The Arneth Cantata, WAB 61, is a cantata composed by Anton Bruckner in 1852.

== History ==
Bruckner composed the cantata for the name-day of Michael Arneth, the prior of the St. Florian Abbey. The piece was performed on 29 September 1852 on the evening before Arneth's name day.

The original manuscript is stored in the archive of the St. Florian Abbey. A facsimile of the cantata was first published in band II/1, pp. 116–128 of the Göllerich/Auer biography. It is put in Band XXII/1 No. 3a of the Gesamtausgabe.
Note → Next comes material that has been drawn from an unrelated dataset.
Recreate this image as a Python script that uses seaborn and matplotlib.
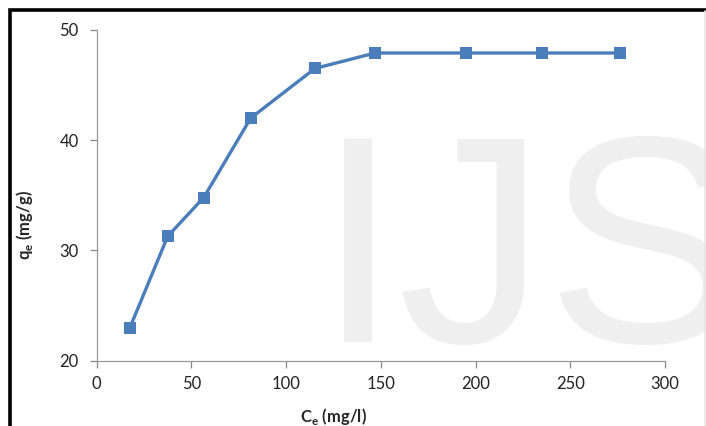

There are two other versions of this celebratory composition:
- Auf Brüder! auf zur frohen Feier!, a shortened, 111-bar long version in five movements, on another text of Marinelli, composed in 1857. It was performed on 17 July 1857 as second name-day Cantata for Friedrich Mayer. The original manuscript of this second version is stored in the archive of the St. Florian Abbey. It is put in Band XXII/1 No. 3b of the Gesamtausgabe.
- Heil dir zum schöne Erstlingsfeste. In c. 1870, another text by Beda Piringer was put on the original seven-movement setting of the cantata for a Primitzfeier (celebration of the first Mass) by a newly ordained priest in Kremsmünster. The original score is lost, but copies of it are stored in the archive of the Kremsmünster Abbey. It is not known whether Bruckner was involved in the realisation process of the new setting. This setting is not put in the Gesamtausgabe.

== First version ==
=== Text ===
The first version of the cantata is using a text by Franz Ernst Marinelli.
|
Heil Vater! Dir zum hohen Feste. Es weihen wir und werte Gäste Des Dankes und der Liebe Preis Dir durch die Gunst der Musen. Dir schlägt so treu und wahr und heiß Das Herz in jedem Busen. An dreißig Jahre mögen's sein, Da standest du als Vater ein Für uns in Gott zu sorgen Und alle, die sich dir vertraut, Die freudig auf dein Wort gebaut, Sie waren wohl geborgen. Drum bringen wir mit Jubel heut', Was jedes Herz an Liebe beut, Was jeder Mund für dich erfleht Und jeder Blick dir froh gesteht Am Weihaltar des Dankes dar. Des Herren Ruhm, des Hauses Kraft, Die zierde Dein Priesterschaft, Warst Du der Deinen Segen, Und schrittest edel, fromm und mild ein Hirte nach des Meisters Bild, Voran auf unsern Wegen. Du wirktest treu und bieder hier, Drum sahst du in der Canonie Manch edle Frucht erscheinen, Du hast gelöst die schwere Pflicht Und darum auch vergessen's nicht Die Deinen! Sie bringen dir mit Jubel heut' Was jedes Herz an Liebe beut, Was jeder Mund für dich erfleht Und jeder Blick dir froh gesteht, Sie rufen heut' im Brüderchor Für dich den Dank des Herrn empor.
 |
Hail father! To you on this noble celebration We and worthy guests donate The prize of gratitude and love To you, favoured by the muses. To you, faithfully, truly and fervently The heart beats in every bosom. It should be about thirty years, Since you vouched as father To care for us in God And for all who trusted in you And happily relied on your word; They were well sheltered. Therefore we offer today rejoycing What every heart has in love, What every mouth evokes for you, And every look leaves you with joy, On the blessed alter of thanks. The praise of the Lord, the power of the house, Your priesthood honoured them, You were the blessing of your people, You proceeded noble, devoted and gentle, A shepherd on the frame of the Lord Ahead of our ways. You acted faithfully and honestly here, Therefore you saw within the Canonics Many a noble fruit appear, You bore the heavy burden And that is why your people will not Forget you! Today they bring to you with jubilation What every heart has in love, What every mouth evokes for you, And every look leaves you with joy, Today as a brotherly choir they evoke For you the gratitude of the Lord.
 |

=== Setting ===
The 123-bar long work, plus an 18-bar repeat, in D major is scored for SATTBB choir, and brass instruments (3 horns, 2 trumpets and bass-trombone). The trombone functions mostly as bass voice of a horn quartet.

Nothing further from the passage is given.